I have been into making my own soaps, cleaners, and body products for around 15 years now and had somehow never made my own laundry detergent until a few months ago. We have very hard city water in this neighborhood and I wanted to give this detergent a 90 day trial to see if it really does work. Well, it does! There are several detergent recipes floating around and you can tweak any recipe you like to make it work for your machine and water composition. I prefer powder detergent for both its superior softening abilities as well as ease of use.

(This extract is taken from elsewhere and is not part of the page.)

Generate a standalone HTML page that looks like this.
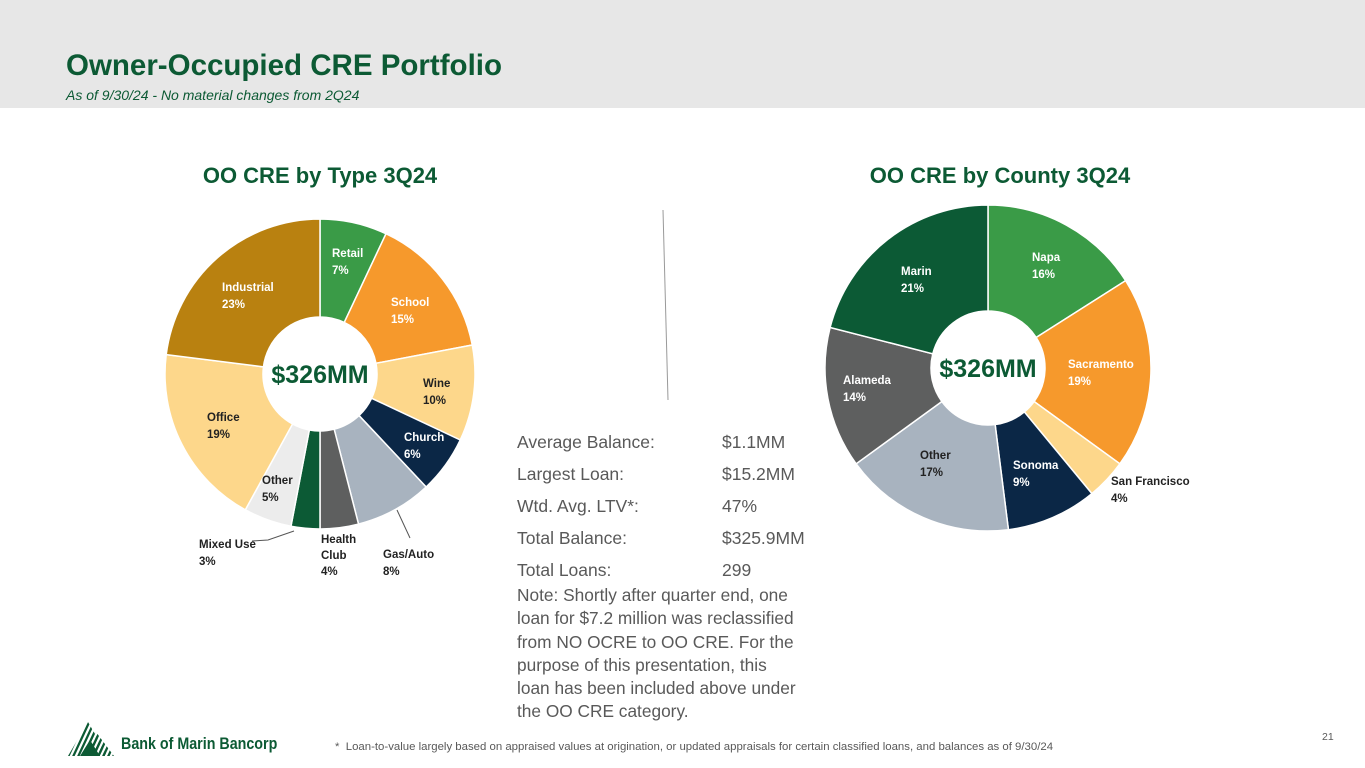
<!DOCTYPE html>
<html><head><meta charset="utf-8"><style>
body{margin:0;width:1365px;height:768px;overflow:hidden;background:#fff;font-family:"Liberation Sans",sans-serif;position:relative}
.a{position:absolute}
.lb{position:absolute;font-size:11.5px;font-weight:bold;line-height:17px;white-space:nowrap}
.w{color:#fff}.d{color:#222}
.st{position:absolute;font-size:17.5px;color:#595959;white-space:nowrap}
</style></head><body>
<div class="a" style="left:0;top:0;width:1365px;height:108px;background:#e7e7e7"></div>
<div class="a" style="left:66px;top:49px;font-size:29.5px;font-weight:bold;color:#0c5a34">Owner-Occupied CRE Portfolio</div>
<div class="a" style="left:66px;top:87px;font-size:14px;font-style:italic;color:#0c5a34">As of 9/30/24 - No material changes from 2Q24</div>
<div class="a" style="left:165px;width:310px;text-align:center;top:163px;font-size:22px;font-weight:bold;color:#0c5a34">OO CRE by Type 3Q24</div>
<div class="a" style="left:845px;width:310px;text-align:center;top:163px;font-size:22px;font-weight:bold;color:#0c5a34">OO CRE by County 3Q24</div>
<svg class="a" style="left:0;top:0" width="1365" height="768" id="svg">
<line x1="663" y1="210" x2="668" y2="400" stroke="#999" stroke-width="1"/>
<polyline points="252,541 268,540 294,531" fill="none" stroke="#555"/>
<line x1="397" y1="510" x2="410" y2="538" stroke="#555"/>
<text x="320" y="383" text-anchor="middle" font-size="25" font-weight="bold" fill="#0c5a34" font-family="Liberation Sans">$326MM</text>
<text x="988" y="377" text-anchor="middle" font-size="25" font-weight="bold" fill="#0c5a34" font-family="Liberation Sans">$326MM</text>
</svg>
<div class="lb w" style="left:332px;top:246px">Retail<br>7%</div>
<div class="lb w" style="left:391px;top:295px">School<br>15%</div>
<div class="lb d" style="left:423px;top:376px">Wine<br>10%</div>
<div class="lb w" style="left:404px;top:430px">Church<br>6%</div>
<div class="lb d" style="left:262px;top:473px">Other<br>5%</div>
<div class="lb d" style="left:207px;top:410px">Office<br>19%</div>
<div class="lb w" style="left:222px;top:280px">Industrial<br>23%</div>
<div class="lb d" style="left:199px;top:537px">Mixed Use<br>3%</div>
<div class="lb d" style="left:321px;top:532px;line-height:16px">Health<br>Club<br>4%</div>
<div class="lb d" style="left:383px;top:547px">Gas/Auto<br>8%</div>
<div class="lb w" style="left:1032px;top:250px">Napa<br>16%</div>
<div class="lb w" style="left:901px;top:264px">Marin<br>21%</div>
<div class="lb w" style="left:1068px;top:357px">Sacramento<br>19%</div>
<div class="lb w" style="left:843px;top:373px">Alameda<br>14%</div>
<div class="lb d" style="left:920px;top:448px">Other<br>17%</div>
<div class="lb w" style="left:1013px;top:458px">Sonoma<br>9%</div>
<div class="lb d" style="left:1111px;top:474px">San Francisco<br>4%</div>
<div class="st" style="left:517px;top:426px;line-height:32px">Average Balance:<br>Largest Loan:<br>Wtd. Avg. LTV*:<br>Total Balance:<br>Total Loans:</div>
<div class="st" style="left:722px;top:426px;line-height:32px">$1.1MM<br>$15.2MM<br>47%<br>$325.9MM<br>299</div>
<div class="st" style="left:517px;top:584px;line-height:23.3px;font-size:17.3px">Note: Shortly after quarter end, one<br>loan for $7.2 million was reclassified<br>from NO OCRE to OO CRE. For the<br>purpose of this presentation, this<br>loan has been included above under<br>the OO CRE category.</div>
<div class="a" style="left:68px;top:722px;width:50px;height:34px">
<svg width="52" height="34"><defs><pattern id="p" width="5" height="34" patternUnits="userSpaceOnUse" patternTransform="skewX(-25)"><rect width="2.5" height="34" fill="#0c5a34"/></pattern></defs><polygon points="0,34 20,0 40,34" fill="url(#p)"/><polygon points="14,34 28,10 46,34" fill="url(#p)"/><polygon points="12,34 22,18 32,34" fill="#0c5a34"/></svg></div>
<div class="a" style="left:121px;top:734px;font-size:17px;font-weight:bold;color:#0c5a34;transform:scaleX(0.84);transform-origin:left">Bank of Marin Bancorp</div>
<div class="a" style="left:335px;top:741px;font-size:11.4px;color:#595959;white-space:nowrap">*&nbsp; Loan-to-value largely based on appraised values at origination, or updated appraisals for certain classified loans, and balances as of 9/30/24</div>
<div class="a" style="left:1322px;top:731px;font-size:10.5px;color:#595959">21</div>
<script>
const typeCategories=["Retail","School","Wine","Church","Gas/Auto","Health Club","Mixed Use","Other","Office","Industrial"];
const typeValues=[7,15,10,6,8,4,3,5,19,23];
const typeColors=["#3a9b47","#f6992c","#fdd78b","#0b2746","#a8b3bf","#5e5f5f","#0c5a35","#ececec","#fdd78b","#b98110"];
const countyCategories=["Napa","Sacramento","San Francisco","Sonoma","Other","Alameda","Marin"];
const countyValues=[16,19,4,9,17,14,21];
const countyColors=["#3a9b47","#f6992c","#fdd78b","#0b2746","#a8b3bf","#5e5f5f","#0c5a35"];
const svg=document.getElementById('svg');
const NS="http://www.w3.org/2000/svg";
function donut(cats,vals,cols,cx,cy,r,ri,prefix){
  const total=vals.reduce((a,b)=>a+b,0);let a0=-Math.PI/2;
  const first=svg.firstChild;
  vals.forEach((v,i)=>{
    const a1=a0+v/total*2*Math.PI;const lg=(a1-a0)>Math.PI?1:0;
    const p=(a,rr)=>[cx+rr*Math.cos(a),cy+rr*Math.sin(a)];
    const [x0,y0]=p(a0,r),[x1,y1]=p(a1,r),[x2,y2]=p(a1,ri),[x3,y3]=p(a0,ri);
    const path=document.createElementNS(NS,'path');
    path.setAttribute('d',`M${x0},${y0}A${r},${r} 0 ${lg} 1 ${x1},${y1}L${x2},${y2}A${ri},${ri} 0 ${lg} 0 ${x3},${y3}Z`);
    path.setAttribute('fill',cols[i]);path.setAttribute('stroke','#fff');path.setAttribute('stroke-width','1.5');
    
    
    svg.insertBefore(path,first);
    a0=a1;
  });
}
donut(typeCategories,typeValues,typeColors,320,374,155,57,'type');
donut(countyCategories,countyValues,countyColors,988,368,163,57,'county');
</script>
</body></html>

My powder laundry detergent recipe is simple:
- Bar soap (my own)
- Sodium borate (Borax)
- Sodium carbonate (Soda Ash)
- Essential oils.
First, you want to grind up your soap. Your bar soap should NOT be a moisturizing bar of any kind. You do not want to moisturize your fabrics with repelling oils. Some people use a Fels Naptha laundry bar (an old stain treatment aide), but I use my own homemade shampoo bars. The shampoo bars are a dry soap and very easy to shred with a kitchen rasp.

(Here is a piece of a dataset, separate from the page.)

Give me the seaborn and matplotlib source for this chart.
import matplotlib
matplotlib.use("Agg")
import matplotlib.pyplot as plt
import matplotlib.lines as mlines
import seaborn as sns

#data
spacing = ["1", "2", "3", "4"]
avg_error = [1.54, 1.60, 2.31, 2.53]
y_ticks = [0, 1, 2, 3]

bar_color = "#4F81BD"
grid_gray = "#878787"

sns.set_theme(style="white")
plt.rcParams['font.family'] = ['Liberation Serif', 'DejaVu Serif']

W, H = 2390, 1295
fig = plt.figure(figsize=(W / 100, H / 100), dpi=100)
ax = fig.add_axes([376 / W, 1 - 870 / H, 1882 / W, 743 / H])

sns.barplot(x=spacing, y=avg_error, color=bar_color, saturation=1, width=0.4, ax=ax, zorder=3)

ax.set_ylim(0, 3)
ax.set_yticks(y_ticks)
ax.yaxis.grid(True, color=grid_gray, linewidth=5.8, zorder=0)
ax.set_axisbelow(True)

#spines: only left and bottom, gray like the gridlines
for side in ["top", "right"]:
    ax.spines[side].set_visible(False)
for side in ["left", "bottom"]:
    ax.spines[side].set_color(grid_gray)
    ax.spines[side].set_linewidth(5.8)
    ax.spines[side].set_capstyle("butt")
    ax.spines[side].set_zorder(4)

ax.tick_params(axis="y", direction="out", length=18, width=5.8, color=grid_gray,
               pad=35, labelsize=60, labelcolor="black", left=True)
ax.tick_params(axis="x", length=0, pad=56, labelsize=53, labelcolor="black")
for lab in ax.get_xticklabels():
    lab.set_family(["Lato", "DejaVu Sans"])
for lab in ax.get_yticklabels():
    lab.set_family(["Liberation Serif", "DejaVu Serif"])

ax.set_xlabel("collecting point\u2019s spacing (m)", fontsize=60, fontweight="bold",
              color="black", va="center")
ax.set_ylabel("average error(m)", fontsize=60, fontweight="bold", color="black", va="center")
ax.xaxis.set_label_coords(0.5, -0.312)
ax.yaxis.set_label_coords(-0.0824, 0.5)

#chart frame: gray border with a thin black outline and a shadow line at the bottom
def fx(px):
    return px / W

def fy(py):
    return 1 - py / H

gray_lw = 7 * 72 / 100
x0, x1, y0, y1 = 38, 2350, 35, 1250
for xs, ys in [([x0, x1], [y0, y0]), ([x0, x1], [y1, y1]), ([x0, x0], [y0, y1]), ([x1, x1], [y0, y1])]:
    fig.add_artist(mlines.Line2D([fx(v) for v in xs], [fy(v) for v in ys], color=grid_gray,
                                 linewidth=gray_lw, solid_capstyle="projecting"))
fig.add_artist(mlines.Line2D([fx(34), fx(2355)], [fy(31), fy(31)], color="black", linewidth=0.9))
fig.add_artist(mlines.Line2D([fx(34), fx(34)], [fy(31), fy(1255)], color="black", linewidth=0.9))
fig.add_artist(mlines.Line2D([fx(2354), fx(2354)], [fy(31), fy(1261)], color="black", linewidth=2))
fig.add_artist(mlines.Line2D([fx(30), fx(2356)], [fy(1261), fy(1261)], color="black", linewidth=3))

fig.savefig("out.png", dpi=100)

You want your soap ground as finely as possible for powder detergent, since it needs to dissolve in the washer.
For hard water I suggest a ratio of one part sodium borate, one part ground soap, and 1.5 parts sodium carbonate. For softer water you can use one part sodium carbonate.
For a two to three week supply mix
- 1 cup ground soap
- 1 cup sodium borate
- 1.5 cups sodium carbonate
- 20 drops of lavender essential oil (You can also add orange oil and any fragrance you like)

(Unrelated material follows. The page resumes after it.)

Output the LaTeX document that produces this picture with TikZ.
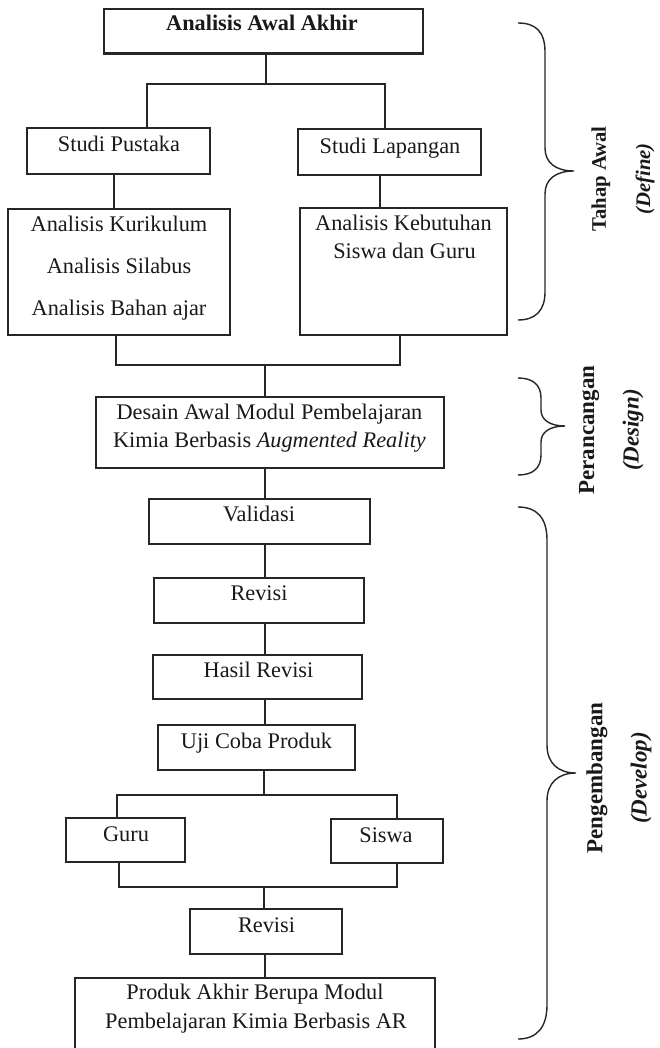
\documentclass[tikz,border=0pt]{standalone}
\usepackage{fontspec}
\setmainfont{Liberation Serif}
\begin{document}
\begin{tikzpicture}[x=1pt,y=-1pt,
  box/.style={draw=black!85, line width=1.2pt, inner sep=0pt, rectangle},
  txt/.style={inner sep=0pt, anchor=base, font=\fontsize{22.3}{27}\selectfont, text=black!90},
  conn/.style={draw=black!85, line width=1.2pt},
  brace/.style={draw=black!85, line width=1.4pt},
  side/.style={inner sep=0pt, rotate=90, anchor=center, text=black!90}]
\useasboundingbox (0,0) rectangle (659,1048);
\fill[white] (0,0) rectangle (659,1048);

% boxes (center, size)
\node[box, minimum width=319pt, minimum height=44pt] (b1) at (263.5,31) {};
\node[box, minimum width=183pt, minimum height=46pt] (b2) at (118.5,151) {};
\node[box, minimum width=183pt, minimum height=46pt] (b3) at (389.5,152) {};
\node[box, minimum width=222pt, minimum height=126pt] (b4) at (119,272) {};
\node[box, minimum width=207pt, minimum height=127pt] (b5) at (403.5,271.5) {};
\node[box, minimum width=348pt, minimum height=71pt] (b6) at (270,432.5) {};
\node[box, minimum width=221pt, minimum height=45pt] (b7) at (259.5,521.5) {};
\node[box, minimum width=210pt, minimum height=45pt] (b8) at (259,600.5) {};
\node[box, minimum width=209pt, minimum height=44pt] (b9) at (257.5,677) {};
\node[box, minimum width=197pt, minimum height=45pt] (b10) at (256.5,747.5) {};
\node[box, minimum width=119pt, minimum height=44pt] (b11) at (125.5,840) {};
\node[box, minimum width=112pt, minimum height=44pt] (b12) at (387,841) {};
\node[box, minimum width=152pt, minimum height=45pt] (b13) at (266,931.5) {};
\node[box, minimum width=360pt, minimum height=82pt] (b14) at (255,1019) {};

% thick bottom edge of first box
\draw[line width=2.8pt, draw=black!85] (b1.south west) -- (b1.south east);

% texts
\node[txt, font=\fontsize{22.3}{27}\selectfont\bfseries] (t1) at (262,31) {Analisis Awal Akhir};
\node[txt] (t2) at (119,152) {Studi Pustaka};
\node[txt] (t3) at (390,154) {Studi Lapangan};
\node[txt] (t4a) at (119,232) {Analisis Kurikulum};
\node[txt] (t4b) at (119,274) {Analisis Silabus};
\node[txt] (t4c) at (119,315) {Analisis Bahan ajar};
\node[txt] (t5a) at (403.5,231) {Analisis Kebutuhan};
\node[txt] (t5b) at (404.5,259) {Siswa dan Guru};
\node[txt] (t6a) at (269.5,419) {Desain Awal Modul Pembelajaran};
\node[txt] (t6b) at (269.5,447) {Kimia Berbasis \textit{Augmented Reality}};
\node[txt] (t7) at (259,521) {Validasi};
\node[txt] (t8) at (259,600) {Revisi};
\node[txt] (t9) at (258.5,677) {Hasil Revisi};
\node[txt] (t10) at (256.5,748) {Uji Coba Produk};
\node[txt] (t11) at (126,841) {Guru};
\node[txt] (t12) at (386,842) {Siswa};
\node[txt] (t13) at (266.5,932) {Revisi};
\node[txt] (t14a) at (255,999) {Produk Akhir Berupa Modul};
\node[txt] (t14b) at (256,1028) {Pembelajaran Kimia Berbasis AR};

% junction coordinates
\coordinate (j1) at (266,84);
\coordinate (j1l) at (147,84);
\coordinate (j1r) at (385,84);
\coordinate (c2) at (114,0);
\coordinate (c3) at (380,0);
\coordinate (j2l) at (116,365);
\coordinate (j2r) at (400,365);
\coordinate (j2) at (265,365);
\coordinate (cm) at (265,0);
\coordinate (j3) at (264,795);
\coordinate (j3l) at (117,795);
\coordinate (j3r) at (397,795);
\coordinate (j4l) at (119,887);
\coordinate (j4r) at (397,887);
\coordinate (j4) at (264,887);

% connectors
\draw[conn] (j1 |- b1.south) -- (j1);
\draw[conn] (j1l |- b2.north) -- (j1l) -- (j1r) -- (j1r |- b3.north);
\draw[conn] (c2 |- b2.south) -- (c2 |- b4.north);
\draw[conn] (c3 |- b3.south) -- (c3 |- b5.north);
\draw[conn] (j2l |- b4.south) -- (j2l) -- (j2r) -- (j2r |- b5.south);
\draw[conn] (j2) -- (j2 |- b6.north);
\draw[conn] (cm |- b6.south) -- (cm |- b7.north);
\draw[conn] (cm |- b7.south) -- (cm |- b8.north);
\draw[conn] (cm |- b8.south) -- (cm |- b9.north);
\draw[conn] (cm |- b9.south) -- (cm |- b10.north);
\draw[conn] (j3 |- b10.south) -- (j3);
\draw[conn] (j3l |- b11.north) -- (j3l) -- (j3r) -- (j3r |- b12.north);
\draw[conn] (j4l |- b11.south) -- (j4l) -- (j4r) -- (j4r |- b12.south);
\draw[conn] (j4) -- (j4 |- b13.north);
\draw[conn] (cm |- b13.south) -- (cm |- b14.north);

% braces
\draw[brace] (518,23) .. controls (536,23) and (545,32) .. (545,52) -- (545,148)
  .. controls (545,163) and (556,171) .. (574,171)
  .. controls (556,171) and (545,179) .. (545,194) -- (545,292)
  .. controls (545,310) and (536,320) .. (518,320);
\draw[brace] (518,378) .. controls (533,378) and (541,385) .. (541,398) -- (541,410)
  .. controls (541,420) and (550,426) .. (565,426)
  .. controls (550,426) and (541,432) .. (541,442) -- (541,455)
  .. controls (541,468) and (533,475) .. (518,475);
\draw[brace] (518,507) .. controls (537,507) and (547,518) .. (547,540) -- (547,745)
  .. controls (547,763) and (558,773) .. (576,773)
  .. controls (558,773) and (547,783) .. (547,801) -- (547,1005)
  .. controls (547,1027) and (537,1039) .. (518,1039);

% side labels
\node[side, font=\fontsize{20.7}{24}\selectfont\bfseries] (s1) at (601,179) {Tahap Awal};
\node[side, font=\fontsize{20.7}{24}\selectfont\bfseries\itshape] (s1b) at (645,179) {(Define)};
\node[side, font=\fontsize{23}{27}\selectfont\bfseries] (s2) at (589,430) {Perancangan};
\node[side, font=\fontsize{23}{27}\selectfont\bfseries\itshape] (s2b) at (633,430) {(Design)};
\node[side, font=\fontsize{23}{27}\selectfont\bfseries] (s3) at (597,778) {Pengembangan};
\node[side, font=\fontsize{23}{27}\selectfont\bfseries\itshape] (s3b) at (641,778) {(Develop)};
\end{tikzpicture}
\end{document}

Mix it all together in a glass bowl until the oil drops are no longer clumping.
Store your powder detergent in a closed container out of reach or children or pets. I used an old Oxygen bleach powder container and a laundry scoop I had laying around.
I use about 1/8 to 1/4 cup in a large load of laundry for my heavy duty top loader Kenmore. I highly suggest washing with warm water to dissolve the soap particles more quickly. As you can see below, they do take a few minutes to dissolve. I prefer to wash in warm water as opposed to cold anyway since it works better for hard water.
I used this detergent on clothing and diapers for a few months and so far, there have been no issues. However, I would not usually recommend this type of recipe as a diaper detergent because the soap could potentially cause repelling, especially if you use the wrong kind to make the detergent. If you do use it for diapers, I recommend washing in hot water and rinsing in warm.
Why make your own detergent? Well, laundry detergents are outrageously priced and half of the time, the expensive ones don’t work all that well and do not rinse easily. This recipe is non-sudsing, rinses easily, and can be used in any machine. It is made from the same greener ingredients as most eco-friendly detergents, for a fraction of the price. A box of 20 Mule Team borax and Arm&Hammer Washing Soda are usually cheaper at your local hardware store than anywhere online, especially in farming communities. Broken down by the ounce, this batch of detergent cost me $2 compared to spending $15 on the same amount in an eco boutique or online. The savings could be huge, even if you only use homemade detergent half the time.
I recently made a batch of cloth diaper specific detergent. I am hoping it works out well, so I can share the results!